You know, you never wake up wondering who out of your friends isn’t going to make it through the day. You never think that someone you grew close to and respected won’t be there day in and day out. But, that’s the thing about life – you have no idea what will happen with each passing minute or day. And, that is the worst.
Last night, on her 30th birthday, my friend Claire was hit and killed by a car as she crossed the street in Santa Monica. She wasn’t jay-walking. She wasn’t dodging cars. She was walking in the crosswalk when someone who’s just shattered countless lives decided that he had somewhere to be that required him not to slow down as he turned the corner on Wilshire.
I met Claire while I was working on the west side canvassing for Grassroots Campaigns. We grew pretty close over the course of my tenure there and it got to the point where we went out into the streets together each day. I confided in her. Told her what was bothering me about the job and life in general. We’d hit our goals and then walk off somewhere and get high to pass the rest of the day away. The best days were when we worked 3rd Street Promenade – hit the goals early, relax at the beach, get blazed.

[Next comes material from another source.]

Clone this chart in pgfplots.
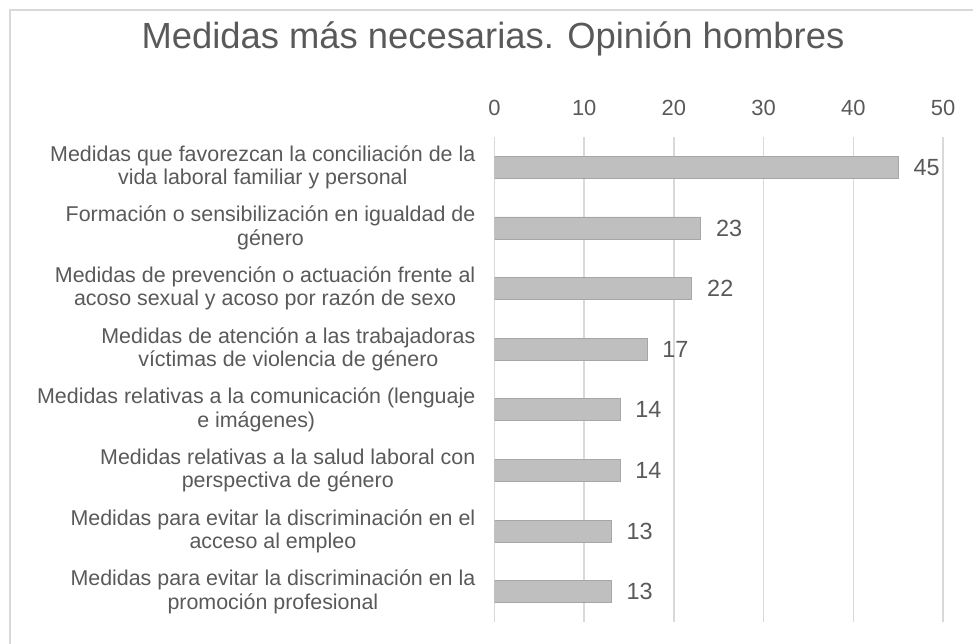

After I was fired, we stayed in touch through Myspace and then, later, Facebook. We didn’t see each other as often but when we did, we made it count. She came to my birthday. I went out that way for drinks. We all made plans to ride bikes down the beach together one Saturday afternoon. She finally got things ended/situated with her abusive ex and met her boyfriend Sascha. The guy was as cool as could be and I thought he was perfect for her the first time I met him. He made her smile that smile of hers like no other time I’d seen in the years I knew her. Oh, that smile… Infectious doesn’t even begin to describe it. Radiant. Beautiful. Lively. Those were it. Ear to ear and all teeth. She may have had the brightest smile of anyone I’ve known and now it’s gone thanks to someone who probably could care less.

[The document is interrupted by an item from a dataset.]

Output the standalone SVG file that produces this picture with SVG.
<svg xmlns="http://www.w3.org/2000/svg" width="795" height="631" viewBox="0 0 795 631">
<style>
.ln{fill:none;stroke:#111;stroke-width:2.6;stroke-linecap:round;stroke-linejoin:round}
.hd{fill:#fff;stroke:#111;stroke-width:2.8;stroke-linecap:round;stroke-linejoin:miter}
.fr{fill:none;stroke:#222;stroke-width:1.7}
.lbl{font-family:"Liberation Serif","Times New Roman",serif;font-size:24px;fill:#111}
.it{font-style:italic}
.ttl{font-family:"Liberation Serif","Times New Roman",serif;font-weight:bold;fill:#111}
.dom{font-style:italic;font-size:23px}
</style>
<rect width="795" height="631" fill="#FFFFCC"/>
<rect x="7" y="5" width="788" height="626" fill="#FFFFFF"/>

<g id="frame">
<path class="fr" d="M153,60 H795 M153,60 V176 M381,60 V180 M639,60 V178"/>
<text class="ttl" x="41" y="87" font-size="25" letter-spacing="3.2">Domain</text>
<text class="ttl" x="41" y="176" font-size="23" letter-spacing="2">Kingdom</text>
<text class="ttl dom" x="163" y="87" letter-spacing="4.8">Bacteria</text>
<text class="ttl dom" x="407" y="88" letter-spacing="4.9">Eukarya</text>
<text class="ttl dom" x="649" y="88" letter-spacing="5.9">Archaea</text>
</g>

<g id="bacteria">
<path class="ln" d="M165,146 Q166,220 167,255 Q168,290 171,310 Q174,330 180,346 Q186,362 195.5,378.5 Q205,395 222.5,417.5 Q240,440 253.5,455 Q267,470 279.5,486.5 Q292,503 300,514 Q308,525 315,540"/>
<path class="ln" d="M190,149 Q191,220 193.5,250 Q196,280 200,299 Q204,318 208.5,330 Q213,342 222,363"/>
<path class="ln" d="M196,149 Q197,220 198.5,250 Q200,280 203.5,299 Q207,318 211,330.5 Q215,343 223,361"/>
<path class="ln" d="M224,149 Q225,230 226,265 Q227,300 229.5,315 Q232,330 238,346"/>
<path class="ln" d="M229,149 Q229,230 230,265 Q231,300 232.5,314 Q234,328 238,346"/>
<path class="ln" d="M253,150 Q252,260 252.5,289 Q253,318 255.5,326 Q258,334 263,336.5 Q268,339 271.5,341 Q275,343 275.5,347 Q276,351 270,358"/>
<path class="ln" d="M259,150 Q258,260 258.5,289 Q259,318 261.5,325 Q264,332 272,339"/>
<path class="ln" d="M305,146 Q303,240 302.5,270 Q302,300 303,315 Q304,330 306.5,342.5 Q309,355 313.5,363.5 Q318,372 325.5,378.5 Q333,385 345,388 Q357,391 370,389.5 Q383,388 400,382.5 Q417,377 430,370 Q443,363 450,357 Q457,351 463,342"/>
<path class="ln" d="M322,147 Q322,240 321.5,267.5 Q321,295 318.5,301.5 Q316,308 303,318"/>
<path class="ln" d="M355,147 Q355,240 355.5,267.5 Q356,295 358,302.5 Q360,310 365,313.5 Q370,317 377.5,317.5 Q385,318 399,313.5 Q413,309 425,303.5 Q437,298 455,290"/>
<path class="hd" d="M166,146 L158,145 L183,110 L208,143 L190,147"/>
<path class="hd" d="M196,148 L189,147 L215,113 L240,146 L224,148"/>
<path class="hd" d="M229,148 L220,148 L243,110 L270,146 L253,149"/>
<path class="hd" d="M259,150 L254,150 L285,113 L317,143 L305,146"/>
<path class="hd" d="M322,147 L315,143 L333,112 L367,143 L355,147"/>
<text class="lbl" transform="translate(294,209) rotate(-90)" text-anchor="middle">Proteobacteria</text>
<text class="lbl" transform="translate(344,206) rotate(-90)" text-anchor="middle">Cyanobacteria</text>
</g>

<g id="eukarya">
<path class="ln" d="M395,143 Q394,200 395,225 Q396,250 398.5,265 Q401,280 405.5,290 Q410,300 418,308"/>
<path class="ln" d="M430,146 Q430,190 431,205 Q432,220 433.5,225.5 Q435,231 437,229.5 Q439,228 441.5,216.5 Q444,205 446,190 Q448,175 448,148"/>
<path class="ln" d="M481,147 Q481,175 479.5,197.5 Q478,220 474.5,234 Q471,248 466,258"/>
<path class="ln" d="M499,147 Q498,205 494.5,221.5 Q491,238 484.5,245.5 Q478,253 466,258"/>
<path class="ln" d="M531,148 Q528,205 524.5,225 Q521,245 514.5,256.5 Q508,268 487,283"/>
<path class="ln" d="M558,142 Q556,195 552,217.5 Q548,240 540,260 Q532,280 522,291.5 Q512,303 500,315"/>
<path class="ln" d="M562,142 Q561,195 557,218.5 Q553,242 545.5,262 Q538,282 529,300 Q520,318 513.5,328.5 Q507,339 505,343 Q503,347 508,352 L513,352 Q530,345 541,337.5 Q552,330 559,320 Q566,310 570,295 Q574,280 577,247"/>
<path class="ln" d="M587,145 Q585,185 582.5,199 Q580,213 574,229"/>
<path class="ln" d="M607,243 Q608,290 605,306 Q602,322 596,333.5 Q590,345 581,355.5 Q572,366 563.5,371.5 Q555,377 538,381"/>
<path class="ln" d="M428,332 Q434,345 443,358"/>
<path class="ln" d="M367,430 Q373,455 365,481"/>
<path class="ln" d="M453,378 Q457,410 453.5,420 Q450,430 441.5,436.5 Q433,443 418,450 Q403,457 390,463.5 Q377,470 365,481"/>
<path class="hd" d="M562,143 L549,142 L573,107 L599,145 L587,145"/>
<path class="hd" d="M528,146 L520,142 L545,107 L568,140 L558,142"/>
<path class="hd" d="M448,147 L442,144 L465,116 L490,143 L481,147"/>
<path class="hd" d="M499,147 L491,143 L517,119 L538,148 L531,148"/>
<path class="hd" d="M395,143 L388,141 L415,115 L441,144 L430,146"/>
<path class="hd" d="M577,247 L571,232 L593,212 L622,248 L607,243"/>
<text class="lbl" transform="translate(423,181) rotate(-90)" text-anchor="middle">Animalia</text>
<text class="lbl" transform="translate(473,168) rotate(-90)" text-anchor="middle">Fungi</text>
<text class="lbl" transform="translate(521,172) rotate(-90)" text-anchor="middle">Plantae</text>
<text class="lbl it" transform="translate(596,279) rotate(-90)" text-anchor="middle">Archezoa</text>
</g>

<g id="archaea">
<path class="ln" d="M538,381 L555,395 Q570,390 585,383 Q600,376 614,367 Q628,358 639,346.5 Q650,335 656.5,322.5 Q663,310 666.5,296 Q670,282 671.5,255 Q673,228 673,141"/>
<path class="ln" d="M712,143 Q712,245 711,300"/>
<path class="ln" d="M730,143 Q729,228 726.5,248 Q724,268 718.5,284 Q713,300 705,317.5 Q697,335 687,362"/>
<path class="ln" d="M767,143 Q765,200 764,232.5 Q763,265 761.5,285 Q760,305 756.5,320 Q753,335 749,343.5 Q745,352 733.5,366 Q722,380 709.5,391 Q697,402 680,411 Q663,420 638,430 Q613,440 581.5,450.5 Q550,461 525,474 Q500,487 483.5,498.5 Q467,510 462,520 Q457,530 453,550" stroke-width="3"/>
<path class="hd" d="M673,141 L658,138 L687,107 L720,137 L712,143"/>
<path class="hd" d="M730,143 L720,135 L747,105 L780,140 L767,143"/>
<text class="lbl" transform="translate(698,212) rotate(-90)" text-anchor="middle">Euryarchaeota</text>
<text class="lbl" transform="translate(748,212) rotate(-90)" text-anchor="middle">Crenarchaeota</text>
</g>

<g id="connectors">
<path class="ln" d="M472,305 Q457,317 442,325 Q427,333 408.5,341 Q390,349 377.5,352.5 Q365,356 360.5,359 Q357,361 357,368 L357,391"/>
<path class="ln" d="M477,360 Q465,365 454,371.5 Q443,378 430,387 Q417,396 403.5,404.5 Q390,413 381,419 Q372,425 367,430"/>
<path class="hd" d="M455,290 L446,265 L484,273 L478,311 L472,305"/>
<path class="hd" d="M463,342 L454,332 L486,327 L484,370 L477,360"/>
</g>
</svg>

I called her yesterday for her birthday. I wasn’t sure which number to use since they weren’t labeled so I used the one that seemed like a cell. She hated her phone and had it off most of the time so even though I had the number, we mostly spoke via IM and email. I got her voicemail and couldn’t figure out what it said so I freaked out and hung up! J I ended up writing her on Facebook and telling her to let me know what she was doing for her birthday so I could come out. Looking back on it, I’d noticed the pictures of her that people were suddenly posting. I think I even caught one of her photo surrounded by flowers and candles. But, I was on my phone and didn’t really make any connection. So, I naively wrote an email that she likely never saw. I never got to speak with her and hear her laugh and her oddly “always high” voice inflection. It was endearing and made her all the more pixieish.
I can’t pretend to know what Sascha is going through. Or, what her family is going through. Parents should never have to bury a child. They should definitely never have to bury one as full of life as she was. I always wonder about the people whose tombstones that have the same born and died dates. It pains me to now know that I can make a personal connection to that. Claire, I miss you. We all do. You were the brightest, happiest person I may have ever met. The world is a darker place now that your smile is no longer shining. I’m sorry this happened to you but I hope you’re at peace and sharing your smile with all that came before you. If you run into Kingyatta, say hi to him for me! Love ya, Claire Bear.
some dogs who sleep At night
must dream of bones
and I remember your bones
in that dark green dress
and those high-heeled bright
you always cursed when you drank,
your hair coming down you
wanted to explode out of
what was holding you:
rotten memories of a
you finally got
leaving me with the
you’ve been dead
yet I remember you
better than any of
you were the only one
the futility of the
all the others were only
Jane, you were
knowing too much.
here’s a drink
to your bones
- Eulogy To A Hell Of A Dame, Charles Bukowski
Oh, well, I didn’t know that today was his birthday. So, happy birthday, sir.